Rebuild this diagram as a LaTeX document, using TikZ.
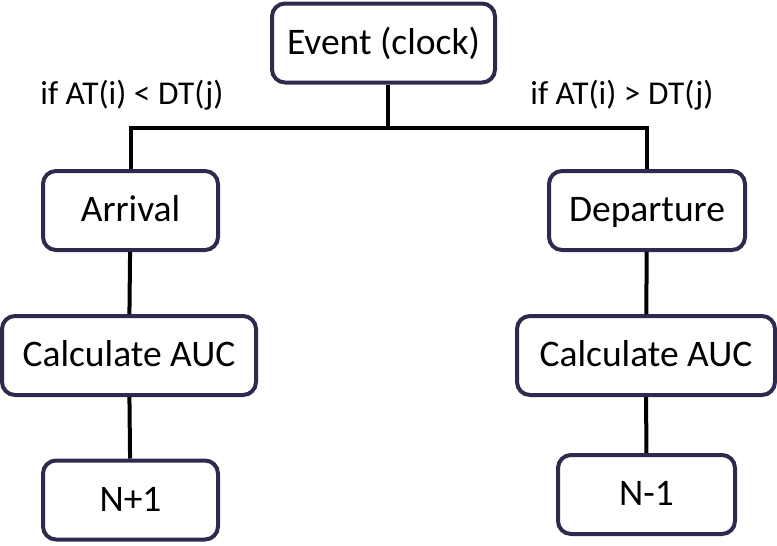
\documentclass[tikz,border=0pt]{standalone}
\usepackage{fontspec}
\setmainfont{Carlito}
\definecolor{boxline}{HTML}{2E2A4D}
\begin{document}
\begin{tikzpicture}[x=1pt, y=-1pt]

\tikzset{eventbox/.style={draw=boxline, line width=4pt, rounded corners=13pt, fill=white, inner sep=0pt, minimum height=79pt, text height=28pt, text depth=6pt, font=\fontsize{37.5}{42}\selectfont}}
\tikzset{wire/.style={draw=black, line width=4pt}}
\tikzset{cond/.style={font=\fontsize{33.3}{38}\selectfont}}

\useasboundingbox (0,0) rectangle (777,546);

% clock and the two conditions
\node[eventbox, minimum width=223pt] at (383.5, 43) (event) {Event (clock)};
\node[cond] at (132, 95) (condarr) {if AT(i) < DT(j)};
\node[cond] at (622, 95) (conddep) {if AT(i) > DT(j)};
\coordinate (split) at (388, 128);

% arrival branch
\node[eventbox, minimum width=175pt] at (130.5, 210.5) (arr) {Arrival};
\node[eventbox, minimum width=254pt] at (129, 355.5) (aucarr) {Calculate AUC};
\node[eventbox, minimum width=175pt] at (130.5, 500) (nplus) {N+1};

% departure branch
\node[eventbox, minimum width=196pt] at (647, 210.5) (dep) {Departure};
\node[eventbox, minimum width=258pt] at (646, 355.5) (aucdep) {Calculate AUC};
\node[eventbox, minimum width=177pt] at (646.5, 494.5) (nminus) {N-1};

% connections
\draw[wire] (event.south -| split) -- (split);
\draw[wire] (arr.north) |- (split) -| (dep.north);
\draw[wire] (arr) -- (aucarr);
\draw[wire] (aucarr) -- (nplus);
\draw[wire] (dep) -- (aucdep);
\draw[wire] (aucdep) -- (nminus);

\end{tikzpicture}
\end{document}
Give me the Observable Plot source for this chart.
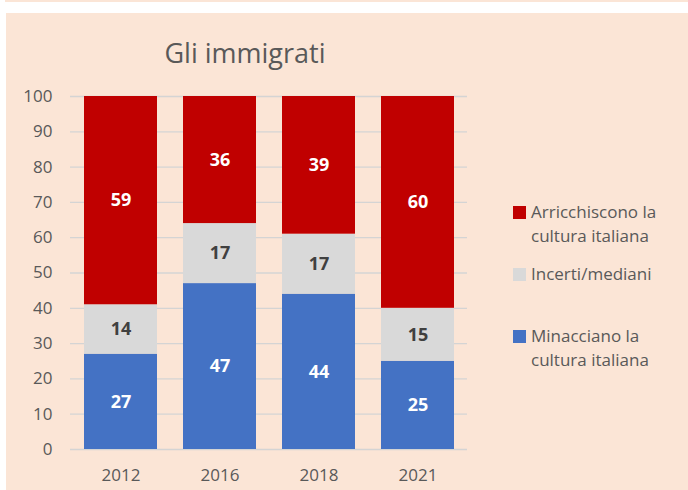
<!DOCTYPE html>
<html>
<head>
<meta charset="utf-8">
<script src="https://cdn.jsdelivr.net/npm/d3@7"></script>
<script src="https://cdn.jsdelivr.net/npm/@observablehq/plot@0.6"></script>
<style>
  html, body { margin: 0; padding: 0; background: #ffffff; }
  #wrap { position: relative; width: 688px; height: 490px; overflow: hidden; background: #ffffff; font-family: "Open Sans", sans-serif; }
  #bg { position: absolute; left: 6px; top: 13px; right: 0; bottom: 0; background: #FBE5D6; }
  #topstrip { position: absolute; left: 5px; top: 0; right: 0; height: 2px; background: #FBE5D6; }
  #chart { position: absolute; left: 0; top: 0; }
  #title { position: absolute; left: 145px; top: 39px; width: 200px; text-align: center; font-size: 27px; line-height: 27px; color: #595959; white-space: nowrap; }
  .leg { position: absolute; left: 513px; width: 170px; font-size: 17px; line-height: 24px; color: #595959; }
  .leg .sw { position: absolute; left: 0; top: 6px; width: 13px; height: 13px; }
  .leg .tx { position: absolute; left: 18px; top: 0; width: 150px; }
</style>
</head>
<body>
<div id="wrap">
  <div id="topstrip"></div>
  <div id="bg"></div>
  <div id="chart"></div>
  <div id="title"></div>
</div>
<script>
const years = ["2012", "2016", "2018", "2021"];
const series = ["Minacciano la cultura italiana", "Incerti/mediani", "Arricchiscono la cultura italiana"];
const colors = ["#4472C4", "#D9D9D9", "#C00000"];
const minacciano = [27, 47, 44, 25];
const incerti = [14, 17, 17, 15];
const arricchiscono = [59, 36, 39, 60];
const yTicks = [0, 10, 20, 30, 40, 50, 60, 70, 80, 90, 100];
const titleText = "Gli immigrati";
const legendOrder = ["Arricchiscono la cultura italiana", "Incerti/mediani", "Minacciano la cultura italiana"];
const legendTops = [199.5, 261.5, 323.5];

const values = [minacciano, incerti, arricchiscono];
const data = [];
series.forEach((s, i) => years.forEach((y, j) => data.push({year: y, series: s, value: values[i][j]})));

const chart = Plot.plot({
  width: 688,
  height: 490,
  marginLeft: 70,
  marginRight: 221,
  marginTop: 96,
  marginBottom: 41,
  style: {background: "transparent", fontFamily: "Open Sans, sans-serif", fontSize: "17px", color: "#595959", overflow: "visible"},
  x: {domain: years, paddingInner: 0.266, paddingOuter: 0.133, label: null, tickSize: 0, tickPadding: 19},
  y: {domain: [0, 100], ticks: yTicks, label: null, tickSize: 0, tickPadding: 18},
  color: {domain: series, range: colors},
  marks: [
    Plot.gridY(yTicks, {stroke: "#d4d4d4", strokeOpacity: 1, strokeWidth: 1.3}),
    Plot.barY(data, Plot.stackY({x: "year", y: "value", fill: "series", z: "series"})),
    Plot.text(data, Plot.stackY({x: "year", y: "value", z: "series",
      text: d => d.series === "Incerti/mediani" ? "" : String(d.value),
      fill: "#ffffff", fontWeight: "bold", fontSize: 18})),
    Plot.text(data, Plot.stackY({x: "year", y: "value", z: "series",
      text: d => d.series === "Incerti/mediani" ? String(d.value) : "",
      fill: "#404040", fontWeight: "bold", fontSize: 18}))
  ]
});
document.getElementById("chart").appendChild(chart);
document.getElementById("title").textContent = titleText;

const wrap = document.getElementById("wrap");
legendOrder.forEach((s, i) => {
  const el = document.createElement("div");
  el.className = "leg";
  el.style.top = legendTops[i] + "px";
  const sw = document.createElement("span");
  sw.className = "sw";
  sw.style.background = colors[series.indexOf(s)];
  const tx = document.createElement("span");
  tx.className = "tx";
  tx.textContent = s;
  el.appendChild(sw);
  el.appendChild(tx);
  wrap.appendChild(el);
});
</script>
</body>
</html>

- [Set task] Pictures excluded, quote all the data above exactly.

- [Exercise result]
Rebuild this diagram as a LaTeX document, using TikZ.
\documentclass[tikz,border=0pt]{standalone}
\usepackage{fontspec}
\setmainfont{Carlito}
\definecolor{boxline}{HTML}{2E2A4D}
\begin{document}
\begin{tikzpicture}[x=1pt, y=-1pt]

\tikzset{eventbox/.style={draw=boxline, line width=4pt, rounded corners=13pt, fill=white, inner sep=0pt, minimum height=79pt, text height=28pt, text depth=6pt, font=\fontsize{37.5}{42}\selectfont}}
\tikzset{wire/.style={draw=black, line width=4pt}}
\tikzset{cond/.style={font=\fontsize{33.3}{38}\selectfont}}

\useasboundingbox (0,0) rectangle (777,546);

% clock and the two conditions
\node[eventbox, minimum width=223pt] at (383.5, 43) (event) {Event (clock)};
\node[cond] at (132, 95) (condarr) {if AT(i) < DT(j)};
\node[cond] at (622, 95) (conddep) {if AT(i) > DT(j)};
\coordinate (split) at (388, 128);

% arrival branch
\node[eventbox, minimum width=175pt] at (130.5, 210.5) (arr) {Arrival};
\node[eventbox, minimum width=254pt] at (129, 355.5) (aucarr) {Calculate AUC};
\node[eventbox, minimum width=175pt] at (130.5, 500) (nplus) {N+1};

% departure branch
\node[eventbox, minimum width=196pt] at (647, 210.5) (dep) {Departure};
\node[eventbox, minimum width=258pt] at (646, 355.5) (aucdep) {Calculate AUC};
\node[eventbox, minimum width=177pt] at (646.5, 494.5) (nminus) {N-1};

% connections
\draw[wire] (event.south -| split) -- (split);
\draw[wire] (arr.north) |- (split) -| (dep.north);
\draw[wire] (arr) -- (aucarr);
\draw[wire] (aucarr) -- (nplus);
\draw[wire] (dep) -- (aucdep);
\draw[wire] (aucdep) -- (nminus);

\end{tikzpicture}
\end{document}
Give me the Observable Plot source for this chart.
<!DOCTYPE html>
<html>
<head>
<meta charset="utf-8">
<script src="https://cdn.jsdelivr.net/npm/d3@7"></script>
<script src="https://cdn.jsdelivr.net/npm/@observablehq/plot@0.6"></script>
<style>
  html, body { margin: 0; padding: 0; background: #ffffff; }
  #wrap { position: relative; width: 688px; height: 490px; overflow: hidden; background: #ffffff; font-family: "Open Sans", sans-serif; }
  #bg { position: absolute; left: 6px; top: 13px; right: 0; bottom: 0; background: #FBE5D6; }
  #topstrip { position: absolute; left: 5px; top: 0; right: 0; height: 2px; background: #FBE5D6; }
  #chart { position: absolute; left: 0; top: 0; }
  #title { position: absolute; left: 145px; top: 39px; width: 200px; text-align: center; font-size: 27px; line-height: 27px; color: #595959; white-space: nowrap; }
  .leg { position: absolute; left: 513px; width: 170px; font-size: 17px; line-height: 24px; color: #595959; }
  .leg .sw { position: absolute; left: 0; top: 6px; width: 13px; height: 13px; }
  .leg .tx { position: absolute; left: 18px; top: 0; width: 150px; }
</style>
</head>
<body>
<div id="wrap">
  <div id="topstrip"></div>
  <div id="bg"></div>
  <div id="chart"></div>
  <div id="title"></div>
</div>
<script>
const years = ["2012", "2016", "2018", "2021"];
const series = ["Minacciano la cultura italiana", "Incerti/mediani", "Arricchiscono la cultura italiana"];
const colors = ["#4472C4", "#D9D9D9", "#C00000"];
const minacciano = [27, 47, 44, 25];
const incerti = [14, 17, 17, 15];
const arricchiscono = [59, 36, 39, 60];
const yTicks = [0, 10, 20, 30, 40, 50, 60, 70, 80, 90, 100];
const titleText = "Gli immigrati";
const legendOrder = ["Arricchiscono la cultura italiana", "Incerti/mediani", "Minacciano la cultura italiana"];
const legendTops = [199.5, 261.5, 323.5];

const values = [minacciano, incerti, arricchiscono];
const data = [];
series.forEach((s, i) => years.forEach((y, j) => data.push({year: y, series: s, value: values[i][j]})));

const chart = Plot.plot({
  width: 688,
  height: 490,
  marginLeft: 70,
  marginRight: 221,
  marginTop: 96,
  marginBottom: 41,
  style: {background: "transparent", fontFamily: "Open Sans, sans-serif", fontSize: "17px", color: "#595959", overflow: "visible"},
  x: {domain: years, paddingInner: 0.266, paddingOuter: 0.133, label: null, tickSize: 0, tickPadding: 19},
  y: {domain: [0, 100], ticks: yTicks, label: null, tickSize: 0, tickPadding: 18},
  color: {domain: series, range: colors},
  marks: [
    Plot.gridY(yTicks, {stroke: "#d4d4d4", strokeOpacity: 1, strokeWidth: 1.3}),
    Plot.barY(data, Plot.stackY({x: "year", y: "value", fill: "series", z: "series"})),
    Plot.text(data, Plot.stackY({x: "year", y: "value", z: "series",
      text: d => d.series === "Incerti/mediani" ? "" : String(d.value),
      fill: "#ffffff", fontWeight: "bold", fontSize: 18})),
    Plot.text(data, Plot.stackY({x: "year", y: "value", z: "series",
      text: d => d.series === "Incerti/mediani" ? String(d.value) : "",
      fill: "#404040", fontWeight: "bold", fontSize: 18}))
  ]
});
document.getElementById("chart").appendChild(chart);
document.getElementById("title").textContent = titleText;

const wrap = document.getElementById("wrap");
legendOrder.forEach((s, i) => {
  const el = document.createElement("div");
  el.className = "leg";
  el.style.top = legendTops[i] + "px";
  const sw = document.createElement("span");
  sw.className = "sw";
  sw.style.background = colors[series.indexOf(s)];
  const tx = document.createElement("span");
  tx.className = "tx";
  tx.textContent = s;
  el.appendChild(sw);
  el.appendChild(tx);
  wrap.appendChild(el);
});
</script>
</body>
</html>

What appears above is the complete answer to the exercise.